Biden’s EPA pick, Michael S. Regan, faces ‘Massive reconstruction and rebuilding’

January 7, 2021

President-elect Joseph R. Biden Jr. has selected Michael S. Regan, North Carolina’s top environmental regulator, to lead the Environmental Protection Agency, Mr. Biden’s transition team announced December 17, 2020 according to a New York Times report. The decision elevates for the first time a Black man to lead the powerful department, which is central to achieving the new administration’s climate change agenda.

Michael S. Regan, Biden’s pick for EPA Administrator.

Mr. Regan was not the president-elect’s first choice, and he lacks some of the political star power of Mr. Biden’s other cabinet picks. But he will be on the front lines of the incoming administration’s effort to undo one of President Trump’s most sprawling transformations of the federal government: the unraveling of a half-century of pollution and climate regulations, and the diminishment of the science that underpinned them.

“He faces a massive reconstruction and rebuilding operation,” said Jody Freeman, a Harvard University law professor who served as White House counselor for energy and climate change in the Obama administration.

Mr. Regan “has to go in and restore the morale of the career staff,” she said. “He has to make it clear that science and integrity are back. He’s got a raft of rules that he’s got to rescind and replace and strengthen.” And, Ms. Freeman added, “He’s got to do this under some time pressure.”

But no agency will be more fundamental to the politically sensitive work of actually reducing United States planet-warming emissions than the E.P.A.

The selection of Mr. Regan is in many ways a conventional choice. Democratic presidents have a history of poaching E.P.A. leaders from state environmental agencies. Gina McCarthy and Lisa Jackson, who both ran the agency under President Obama, had been the heads of state environmental agencies; Ms. McCarthy in Connecticut and Ms. Jackson in New Jersey.

Mr. Regan only emerged as a leading contender on Sunday Dec. 13th. For weeks before, it appeared that California’s air quality regulator, Mary D. Nichols, had a lock on the E.P.A. job.

Ms. Nichols, who has worked on clean air and climate change policy since 1979, is arguably the most experienced climate change official in the country. She worked as the E.P.A.’s top clean air official during the Clinton administration. During the Obama administration, it was Ms. Nichols who helped broker a deal with the federal government and the nation’s largest automakers, which took California’s stringent regulations on planet-warming auto emissions and applied them nationwide.

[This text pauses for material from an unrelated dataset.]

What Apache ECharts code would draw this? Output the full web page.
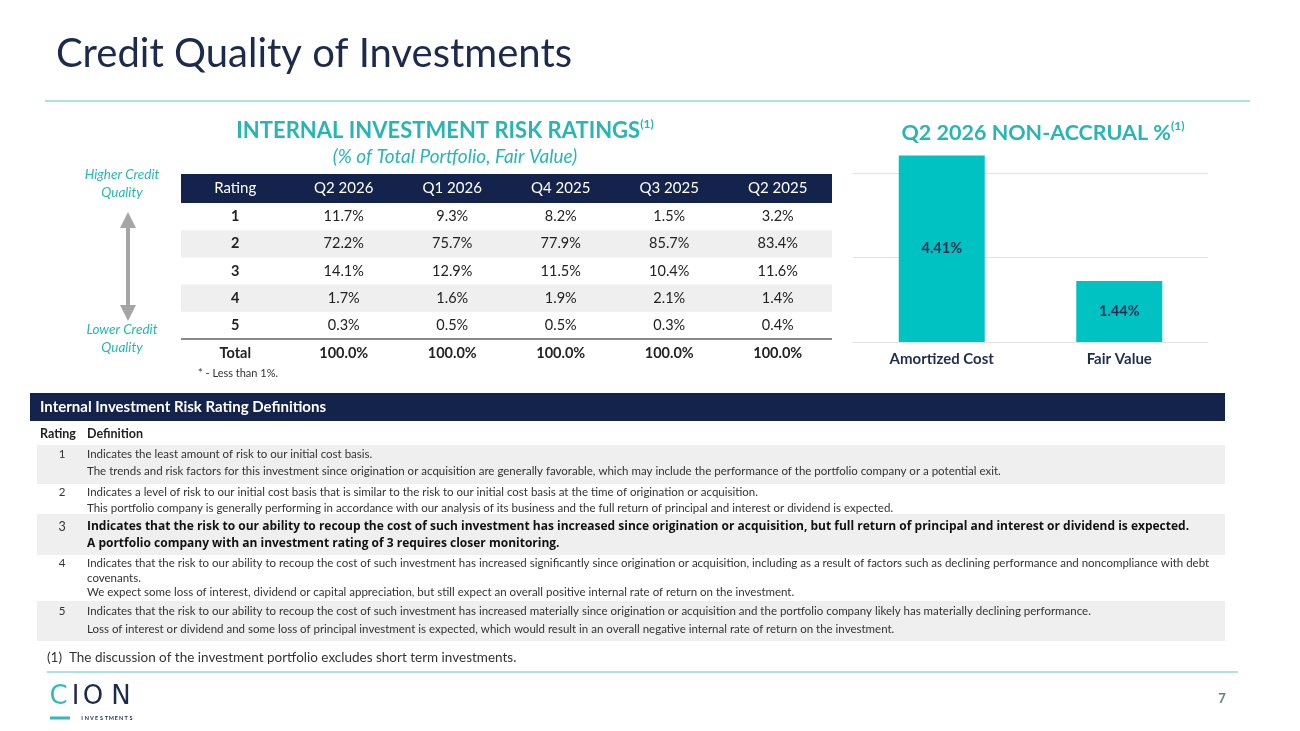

Mr. Trump rolled back those rules, but Mr. Biden hopes to reinstate them as one of his first major actions on climate change — and had seen Ms. Nichols as the obvious person to do that.

Ms. Nichols had been expected to face fierce opposition from Republicans, something for which the Biden team was prepared. But, several people close to the Biden transition said, the president-elect was caught off guard by intense criticism of Ms. Nichols from liberals who argued that the cap-and-trade policies she helped design for California had allowed industry to continue to pollute in a way that disproportionately harms poor communities and communities of color.

The new administrator will need to first eliminate barriers that the Trump administration erected to make new rules difficult to enact, and then to expand Obama-era efforts to curb greenhouse gases from power plants, automobiles and oil and gas sites.

A longtime air quality specialist at the E.P.A. under both the Clinton and George W. Bush administrations, Mr. Regan later worked for the Environmental Defense Fund, a nonprofit advocacy group. In 2017, after defeating Pat McCrory, the Republican incumbent, Gov. Cooper appointed Mr. Regan to lead North Carolina’s environmental agency.

There, he replaced Donald R. van der Vaart, an ally of Mr. Trump who has questioned the established science of climate change and fought Obama-era rules limiting greenhouse gas emissions from power plants and championed a pro-business agenda of deregulation in North Carolina.

Supporters of Mr. Regan said he improved low morale and emphasized the role of science at the department. Several called it an obvious parallel to what he would be expected to do at E.P.A. where Andrew Wheeler, President Trump’s administrator and a former coal lobbyist, has discouraged the agency from working on climate change, and where independent auditors have identified a “culture at the top” of political interference in science.

Mike Sommers, chief executive of the American Petroleum Institute, an industry group, said in a statement that the oil industry was “ready to work” with Mr. Regan. But he added, “We will also be watching closely to ensure that the incoming administration keeps President-elect Biden’s campaign promises to the energy work force and protects the millions of jobs supported by our industry.”

What this means to you
According to Jody Freeman, a Harvard University law professor and former White House counselor for energy and climate change, Michael Regan “has to go in and restore the morale of the career staff,” she said. “He has to make it clear that science and integrity are back. He’s got a raft of rules that he’s got to rescind and replace and strengthen.” And, Ms. Freeman added, “He’s got to do this under some time pressure.”